- [Objective] With the pictures left out, copy the listing below exactly.

- [Data excerpt]

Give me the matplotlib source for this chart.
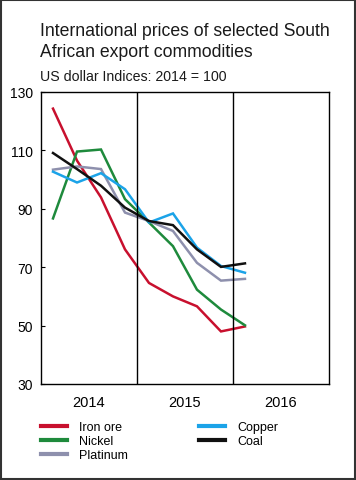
import matplotlib.pyplot as plt
from matplotlib.patches import Rectangle

plt.rcParams['font.family'] = ['Liberation Sans', 'DejaVu Sans']

# quarterly values, 2014Q1 .. 2016Q1
quarters = ['2014Q1', '2014Q2', '2014Q3', '2014Q4', '2015Q1',
            '2015Q2', '2015Q3', '2015Q4', '2016Q1']
iron_ore = [124.3, 106.5, 93.9, 76.1, 64.6, 60.0, 56.6, 48.0, 49.7]
nickel = [86.7, 109.6, 110.3, 93.3, 85.3, 77.2, 62.3, 55.5, 50.1]
platinum = [103.4, 104.5, 103.6, 88.7, 85.8, 82.4, 71.5, 65.4, 66.0]
copper = [102.7, 99.0, 102.2, 96.7, 85.3, 88.4, 76.7, 70.4, 68.1]
coal = [109.1, 103.6, 97.9, 90.4, 85.8, 84.4, 76.1, 70.1, 71.3]

years = ['2014', '2015', '2016']
y_ticks = [30, 50, 70, 90, 110, 130]

series = [
    ('Iron ore', iron_ore, '#c8102e'),
    ('Nickel', nickel, '#1e8a3c'),
    ('Platinum', platinum, '#8e90ad'),
    ('Copper', copper, '#1ba3e8'),
    ('Coal', coal, '#111111'),
]

fig = plt.figure(figsize=(3.56, 4.81), dpi=100)
ax = fig.add_axes([0.1152, 0.1996, 0.8088, 0.6071])

x = [i + 0.5 for i in range(len(quarters))]
handles = []
for name, vals, color in series:
    h, = ax.plot(x, vals, color=color, lw=1.8, label=name, solid_joinstyle='miter')
    handles.append(h)

for b in range(1, len(years)):
    ax.axvline(4 * b, color='black', lw=1.0)

ax.set_xlim(0, 4 * len(years))
ax.set_ylim(30, 130)
ax.set_yticks(y_ticks)
ax.set_xticks([4 * i + 2 for i in range(len(years))])
ax.set_xticklabels(years)
ax.tick_params(axis='x', length=0, pad=8, labelsize=10.5)
ax.tick_params(axis='y', direction='in', length=3, width=0.8, pad=6, labelsize=10)
for sp in ax.spines.values():
    sp.set_linewidth(1.0)

fig.text(0.112, 0.953, 'International prices of selected South\nAfrican export commodities',
         fontsize=12.7, va='top', ha='left', linespacing=1.33, color='#1a1a1a')
fig.text(0.112, 0.84, 'US dollar Indices: 2014 = 100', fontsize=10.2,
         va='center', ha='left', color='#1a1a1a')

fig.legend(handles=handles, ncol=2, loc='upper left', bbox_to_anchor=(0.115, 0.122),
           frameon=False, fontsize=9, handlelength=2.1, handletextpad=0.95,
           labelspacing=0.15, columnspacing=5.7, borderaxespad=0, borderpad=0)
for h in fig.legends[0].get_lines():
    h.set_linewidth(3)

fig.add_artist(Rectangle((0.002, 0.002), 0.996, 0.996, transform=fig.transFigure,
                         fill=False, edgecolor='#333333', lw=1.5))

plt.savefig('out.png', dpi=100)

- [Answer in full]
Give me the matplotlib source for this chart.
import matplotlib.pyplot as plt
from matplotlib.patches import Rectangle

plt.rcParams['font.family'] = ['Liberation Sans', 'DejaVu Sans']

# quarterly values, 2014Q1 .. 2016Q1
quarters = ['2014Q1', '2014Q2', '2014Q3', '2014Q4', '2015Q1',
            '2015Q2', '2015Q3', '2015Q4', '2016Q1']
iron_ore = [124.3, 106.5, 93.9, 76.1, 64.6, 60.0, 56.6, 48.0, 49.7]
nickel = [86.7, 109.6, 110.3, 93.3, 85.3, 77.2, 62.3, 55.5, 50.1]
platinum = [103.4, 104.5, 103.6, 88.7, 85.8, 82.4, 71.5, 65.4, 66.0]
copper = [102.7, 99.0, 102.2, 96.7, 85.3, 88.4, 76.7, 70.4, 68.1]
coal = [109.1, 103.6, 97.9, 90.4, 85.8, 84.4, 76.1, 70.1, 71.3]

years = ['2014', '2015', '2016']
y_ticks = [30, 50, 70, 90, 110, 130]

series = [
    ('Iron ore', iron_ore, '#c8102e'),
    ('Nickel', nickel, '#1e8a3c'),
    ('Platinum', platinum, '#8e90ad'),
    ('Copper', copper, '#1ba3e8'),
    ('Coal', coal, '#111111'),
]

fig = plt.figure(figsize=(3.56, 4.81), dpi=100)
ax = fig.add_axes([0.1152, 0.1996, 0.8088, 0.6071])

x = [i + 0.5 for i in range(len(quarters))]
handles = []
for name, vals, color in series:
    h, = ax.plot(x, vals, color=color, lw=1.8, label=name, solid_joinstyle='miter')
    handles.append(h)

for b in range(1, len(years)):
    ax.axvline(4 * b, color='black', lw=1.0)

ax.set_xlim(0, 4 * len(years))
ax.set_ylim(30, 130)
ax.set_yticks(y_ticks)
ax.set_xticks([4 * i + 2 for i in range(len(years))])
ax.set_xticklabels(years)
ax.tick_params(axis='x', length=0, pad=8, labelsize=10.5)
ax.tick_params(axis='y', direction='in', length=3, width=0.8, pad=6, labelsize=10)
for sp in ax.spines.values():
    sp.set_linewidth(1.0)

fig.text(0.112, 0.953, 'International prices of selected South\nAfrican export commodities',
         fontsize=12.7, va='top', ha='left', linespacing=1.33, color='#1a1a1a')
fig.text(0.112, 0.84, 'US dollar Indices: 2014 = 100', fontsize=10.2,
         va='center', ha='left', color='#1a1a1a')

fig.legend(handles=handles, ncol=2, loc='upper left', bbox_to_anchor=(0.115, 0.122),
           frameon=False, fontsize=9, handlelength=2.1, handletextpad=0.95,
           labelspacing=0.15, columnspacing=5.7, borderaxespad=0, borderpad=0)
for h in fig.legends[0].get_lines():
    h.set_linewidth(3)

fig.add_artist(Rectangle((0.002, 0.002), 0.996, 0.996, transform=fig.transFigure,
                         fill=False, edgecolor='#333333', lw=1.5))

plt.savefig('out.png', dpi=100)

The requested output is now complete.